Sampang – Kabupaten Sampang, menurut data Badan Pusat Statistik (BPS) Provinsi Jawa Timur, sebagai wilayah dengan nilai skor Indeks Pembangunan Manusia (IPM) terendah di Provinsi Jawa Timur pada tahun 2019-2024. Meskipun selama periode tersebut mengalami pertumbuhan setiap tahun, posisinya tetap terbenam di peringkat 38 dari 38 kabupaten/kota di Jawa Timur.
Data BPS Kabupaten Sampang membuktikan bahwa dalam rentang waktu 2019 hingga 2024, skor IPM Sampang hanya mampu merangkak dari angka 61,94 menjadi 66,72. Kenaikan sebesar 4,78 poin ini menunjukkan pertumbuhan 7,71 persen selama lima tahun terakhir.
Pada tahun 2019, IPM Sampang berada di angka 61,94 dengan status “sedang”, dan angka itu naik menjadi 62,70 di tahun 2020—kenaikan tertinggi sepanjang periode ini, yakni sebesar 1,23 persen.

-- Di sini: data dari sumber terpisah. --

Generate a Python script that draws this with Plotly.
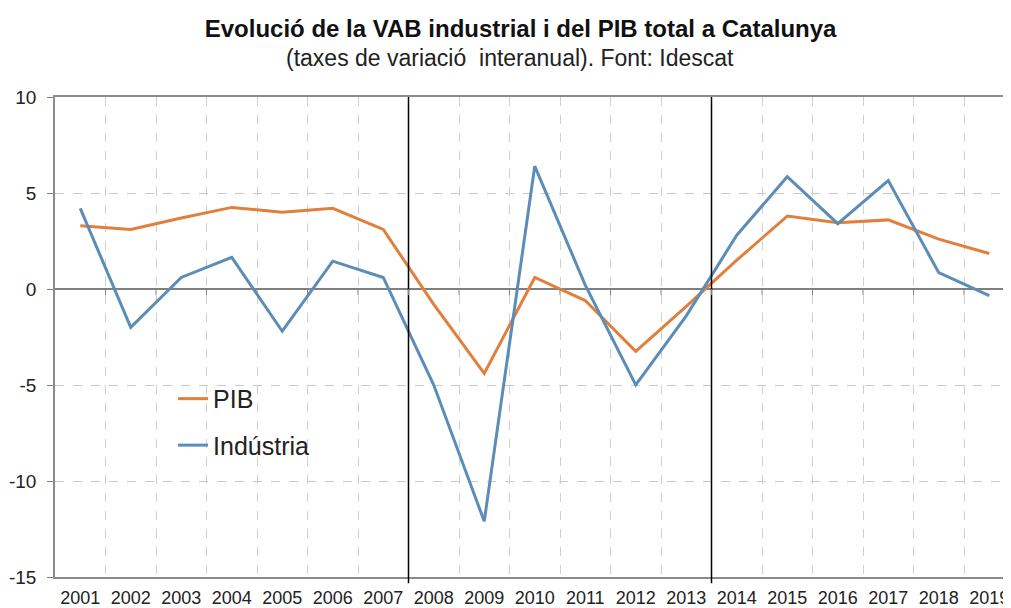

Namun, capaian ini belum mampu mengangkat status maupun peringkat IPM kabupaten yang berada Pulau Madura.
Tahun 2021 mencatatkan kenaikan yang sangat lambat, hanya 0,16 persen atau 0,10 poin menjadi 62,80. Angka ini menjadi sinyal bahwa upaya peningkatan kualitas pendidikan, kesehatan, dan pendapatan belum menyentuh akar persoalan mendasar.
Pada tahun 2022, IPM Sampang naik menjadi 63,39 atau tumbuh 0,94 persen. Kenaikan ini belum cukup mengangkat Sampang dari jerat ketertinggalan dibandingkan daerah lain di Jawa Timur yang melesat lebih cepat.
Tahun 2023 menjadi momen lonjakan terbesar kedua, ketika IPM naik menjadi 66,19 atau tumbuh 1,15 persen. Sayangnya, meski ada percepatan, peringkat Sampang masih tak bergerak dari posisi buncit.
Tahun 2024 menyaksikan IPM Sampang bertambah menjadi 66,72, dengan pertumbuhan 0,79 persen dibandingkan tahun sebelumnya. Ini mempertegas pola kenaikan IPM yang inkonsisten dan cenderung melambat.
Jika dirata-rata, selama 2019 hingga 2024, pertumbuhan IPM Sampang belum mencapai 1 persen per tahun. Artinya, meskipun ada upaya dan geliat pembangunan, hasilnya tetap jauh dari memadai.
Pemerintah Kabupaten Sampang harus lebih dari sekadar merayakan kenaikan angka. Tantangannya bukan hanya mengejar ketertinggalan, tapi juga membalik persepsi sebagai wilayah “tertinggal abadi” dalam peta pembangunan Jawa Timur.
Rendahnya IPM mencerminkan kondisi pendidikan yang belum merata, kualitas layanan kesehatan yang tertinggal, dan penghasilan masyarakat yang masih jauh dari layak. Ini bukan hanya angka statistik, tetapi cerminan nyata dari kesejahteraan yang belum tercapai.
Setiap kenaikan IPM di Sampang sejauh ini belum mampu menjadi daya dorong bagi perubahan struktural. Pemerintah daerah dan pemangku kepentingan di Kabupaten Sampang harus mengevaluasi pendekatan pembangunan yang terlalu lambat dan bersifat tambal sulam.
Jika Sampang ingin keluar dari stigma “juru kunci” pembangunan manusia di Jawa Timur, maka dibutuhkan terobosan, bukan sekadar program rutin. Perubahan harus dimulai dari keberanian mengakui kegagalan dan keseriusan memperbaikinya.